- _TASK INPUT_:
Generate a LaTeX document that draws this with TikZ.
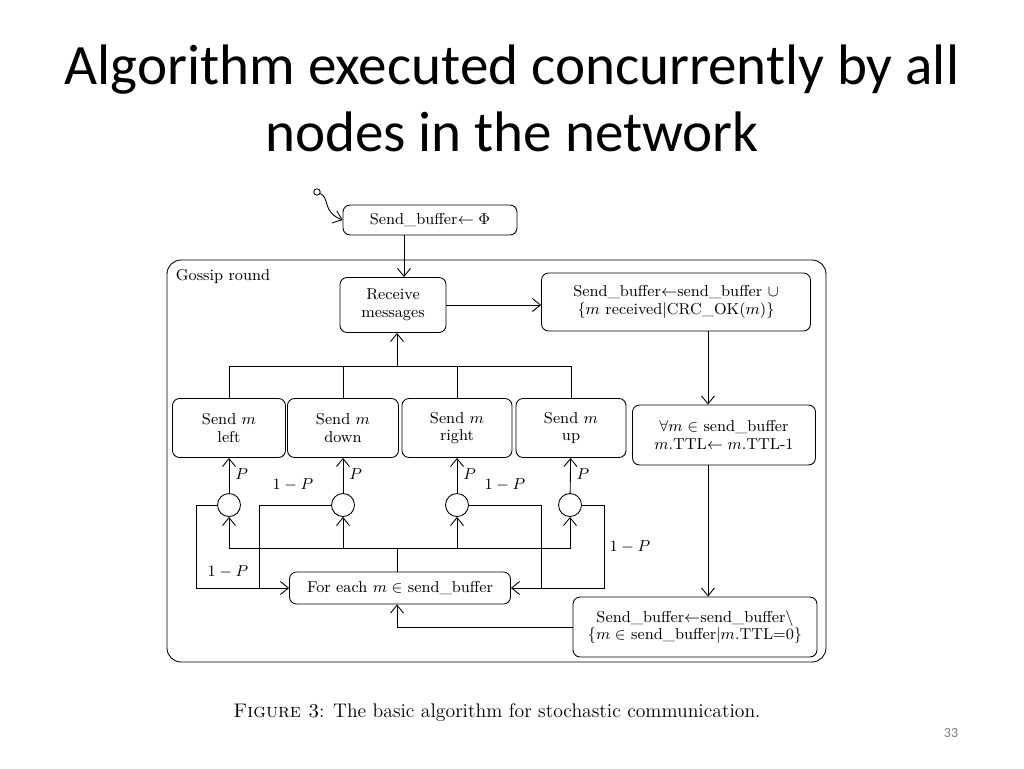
\documentclass[tikz,border=0pt]{standalone}
\usepackage{fontspec}
\usepackage{amssymb}
\newfontfamily\slidefont{Carlito}
\usetikzlibrary{arrows.meta,positioning}
\tikzset{
  stage/.style={draw,rounded corners=4pt,align=center,font=\fontsize{9}{10}\selectfont,inner sep=2pt},
  flow/.style={-{Straight Barb[length=1.6mm,width=2.6mm]}},
  split/.style={draw,circle,minimum size=0.46cm,inner sep=0pt},
  prob/.style={font=\fontsize{9}{10}\selectfont}
}
\newcommand{\sbuf}{send\_buffer}
\begin{document}
\begin{tikzpicture}[x=0.02cm,y=-0.02cm,line width=0.5pt]
\useasboundingbox (0,0) rectangle (1024,768);
% title
\node[font=\slidefont\fontsize{32.5}{38}\selectfont,align=center] (title) at (512,98)
  {Algorithm executed concurrently by all\\nodes in the network};
% frame
\draw[rounded corners=8pt] (167,260) rectangle (826,662);
\node[stage,draw=none,anchor=west] (gossip) at (172,276) {Gossip round};
% nodes
\node[stage,minimum width=3.48cm,minimum height=0.6cm] (init) at (430,220) {Send\_buffer$\leftarrow\Phi$};
\node[stage,minimum width=2.12cm,minimum height=1.1cm] (recv) at (393,305) {Receive\\messages};
\node[stage,minimum width=5.38cm,minimum height=1.16cm] (union) at (676,302)
  {Send\_buffer$\leftarrow$\sbuf{} $\cup$\\$\{m$ received$|$CRC\_OK$(m)\}$};
\node[stage,minimum width=2.26cm,minimum height=1.18cm] (left) at (229,428) {Send $m$\\left};
\node[stage,minimum width=2.22cm,minimum height=1.18cm] (down) at (343,428) {Send $m$\\down};
\node[stage,minimum width=2.2cm,minimum height=1.18cm] (right) at (457,428) {Send $m$\\right};
\node[stage,minimum width=2.2cm,minimum height=1.18cm] (up) at (571,428) {Send $m$\\up};
\node[stage,minimum width=3.66cm,minimum height=1.2cm] (ttl) at (724,435)
  {$\forall m\in$ \sbuf\\$m$.TTL$\leftarrow m$.TTL-1};
\node[split] (c1) at (229,505) {};
\node[split] (c2) at (343,505) {};
\node[split] (c3) at (457,505) {};
\node[split] (c4) at (570,505) {};
\node[stage,minimum width=4.42cm,minimum height=0.64cm] (each) at (400,588) {For each $m\in$ \sbuf};
\node[stage,minimum width=4.88cm,minimum height=1.2cm] (remove) at (695,627)
  {Send\_buffer$\leftarrow$\sbuf$\backslash$\\$\{m\in$ \sbuf$|m$.TTL=0$\}$};
% start
\node[draw,circle,inner sep=1.3pt] (start) at (317,192) {};
\draw[flow] (start) .. controls (330,198) and (322,212) .. (init.west);
% connectors
\draw[flow] (init.south -| 404,0) -- (recv.north -| 404,0);
\draw[flow] (recv) -- (recv -| union.west);
\draw[flow] (union.south -| 708,0) -- (ttl.north -| 708,0);
\draw[flow] (ttl.south -| 708,0) -- (remove.north -| 708,0);
\coordinate (top) at (397,366);
\draw (left.north) |- (up.north |- top) -- (up.north);
\draw (down.north) -- (down.north |- top);
\draw (right.north) -- (right.north |- top);
\draw[flow] (top) -- (recv.south -| top);
\foreach \c/\s in {c1/left,c2/down,c3/right,c4/up}{
  \draw[flow] (\c) -- node[prob,right,pos=0.55]{$P$} (\s);
}
\coordinate (bot) at (397,548);
\draw (each.north -| bot) -- (bot);
\draw[flow] (bot) -| (c1);
\draw[flow] (bot) -| (c4);
\draw[flow] (c2 |- bot) -- (c2);
\draw[flow] (c3 |- bot) -- (c3);
\draw[flow] (c1.west) -| (196,588) -- (each.west);
\node[prob] (p1) at (228,572) {$1-P$};
\draw (c2.west) -| (259,588);
\node[prob] (p2) at (293,485) {$1-P$};
\draw[flow] (c4.east) -| (604,588) -- (each.east);
\node[prob] (p4) at (630,547) {$1-P$};
\draw (c3.east) -| (541,588);
\node[prob] (p3) at (505,485) {$1-P$};
\draw[flow] (remove.west) -| (each.south -| bot);
% caption
\node[font=\fontsize{11.2}{13}\selectfont] (caption) at (497,713)
  {\textsc{Figure 3}: The basic algorithm for stochastic communication.};
\node[font=\slidefont\fontsize{8}{10}\selectfont,text=gray] (page) at (951,733) {33};
\end{tikzpicture}
\end{document}
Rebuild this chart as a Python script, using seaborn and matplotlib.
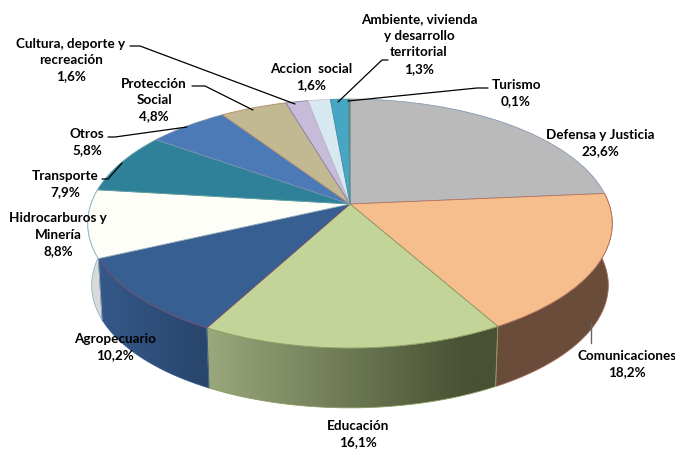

- _AIM OF THE TASK_:
Pictures are excluded; copy every other part of the records exactly.

- _THE COMPLETED TASK_:
Generate a LaTeX document that draws this with TikZ.
\documentclass[tikz,border=0pt]{standalone}
\usepackage{fontspec}
\usepackage{amssymb}
\newfontfamily\slidefont{Carlito}
\usetikzlibrary{arrows.meta,positioning}
\tikzset{
  stage/.style={draw,rounded corners=4pt,align=center,font=\fontsize{9}{10}\selectfont,inner sep=2pt},
  flow/.style={-{Straight Barb[length=1.6mm,width=2.6mm]}},
  split/.style={draw,circle,minimum size=0.46cm,inner sep=0pt},
  prob/.style={font=\fontsize{9}{10}\selectfont}
}
\newcommand{\sbuf}{send\_buffer}
\begin{document}
\begin{tikzpicture}[x=0.02cm,y=-0.02cm,line width=0.5pt]
\useasboundingbox (0,0) rectangle (1024,768);
% title
\node[font=\slidefont\fontsize{32.5}{38}\selectfont,align=center] (title) at (512,98)
  {Algorithm executed concurrently by all\\nodes in the network};
% frame
\draw[rounded corners=8pt] (167,260) rectangle (826,662);
\node[stage,draw=none,anchor=west] (gossip) at (172,276) {Gossip round};
% nodes
\node[stage,minimum width=3.48cm,minimum height=0.6cm] (init) at (430,220) {Send\_buffer$\leftarrow\Phi$};
\node[stage,minimum width=2.12cm,minimum height=1.1cm] (recv) at (393,305) {Receive\\messages};
\node[stage,minimum width=5.38cm,minimum height=1.16cm] (union) at (676,302)
  {Send\_buffer$\leftarrow$\sbuf{} $\cup$\\$\{m$ received$|$CRC\_OK$(m)\}$};
\node[stage,minimum width=2.26cm,minimum height=1.18cm] (left) at (229,428) {Send $m$\\left};
\node[stage,minimum width=2.22cm,minimum height=1.18cm] (down) at (343,428) {Send $m$\\down};
\node[stage,minimum width=2.2cm,minimum height=1.18cm] (right) at (457,428) {Send $m$\\right};
\node[stage,minimum width=2.2cm,minimum height=1.18cm] (up) at (571,428) {Send $m$\\up};
\node[stage,minimum width=3.66cm,minimum height=1.2cm] (ttl) at (724,435)
  {$\forall m\in$ \sbuf\\$m$.TTL$\leftarrow m$.TTL-1};
\node[split] (c1) at (229,505) {};
\node[split] (c2) at (343,505) {};
\node[split] (c3) at (457,505) {};
\node[split] (c4) at (570,505) {};
\node[stage,minimum width=4.42cm,minimum height=0.64cm] (each) at (400,588) {For each $m\in$ \sbuf};
\node[stage,minimum width=4.88cm,minimum height=1.2cm] (remove) at (695,627)
  {Send\_buffer$\leftarrow$\sbuf$\backslash$\\$\{m\in$ \sbuf$|m$.TTL=0$\}$};
% start
\node[draw,circle,inner sep=1.3pt] (start) at (317,192) {};
\draw[flow] (start) .. controls (330,198) and (322,212) .. (init.west);
% connectors
\draw[flow] (init.south -| 404,0) -- (recv.north -| 404,0);
\draw[flow] (recv) -- (recv -| union.west);
\draw[flow] (union.south -| 708,0) -- (ttl.north -| 708,0);
\draw[flow] (ttl.south -| 708,0) -- (remove.north -| 708,0);
\coordinate (top) at (397,366);
\draw (left.north) |- (up.north |- top) -- (up.north);
\draw (down.north) -- (down.north |- top);
\draw (right.north) -- (right.north |- top);
\draw[flow] (top) -- (recv.south -| top);
\foreach \c/\s in {c1/left,c2/down,c3/right,c4/up}{
  \draw[flow] (\c) -- node[prob,right,pos=0.55]{$P$} (\s);
}
\coordinate (bot) at (397,548);
\draw (each.north -| bot) -- (bot);
\draw[flow] (bot) -| (c1);
\draw[flow] (bot) -| (c4);
\draw[flow] (c2 |- bot) -- (c2);
\draw[flow] (c3 |- bot) -- (c3);
\draw[flow] (c1.west) -| (196,588) -- (each.west);
\node[prob] (p1) at (228,572) {$1-P$};
\draw (c2.west) -| (259,588);
\node[prob] (p2) at (293,485) {$1-P$};
\draw[flow] (c4.east) -| (604,588) -- (each.east);
\node[prob] (p4) at (630,547) {$1-P$};
\draw (c3.east) -| (541,588);
\node[prob] (p3) at (505,485) {$1-P$};
\draw[flow] (remove.west) -| (each.south -| bot);
% caption
\node[font=\fontsize{11.2}{13}\selectfont] (caption) at (497,713)
  {\textsc{Figure 3}: The basic algorithm for stochastic communication.};
\node[font=\slidefont\fontsize{8}{10}\selectfont,text=gray] (page) at (951,733) {33};
\end{tikzpicture}
\end{document}
Rebuild this chart as a Python script, using seaborn and matplotlib.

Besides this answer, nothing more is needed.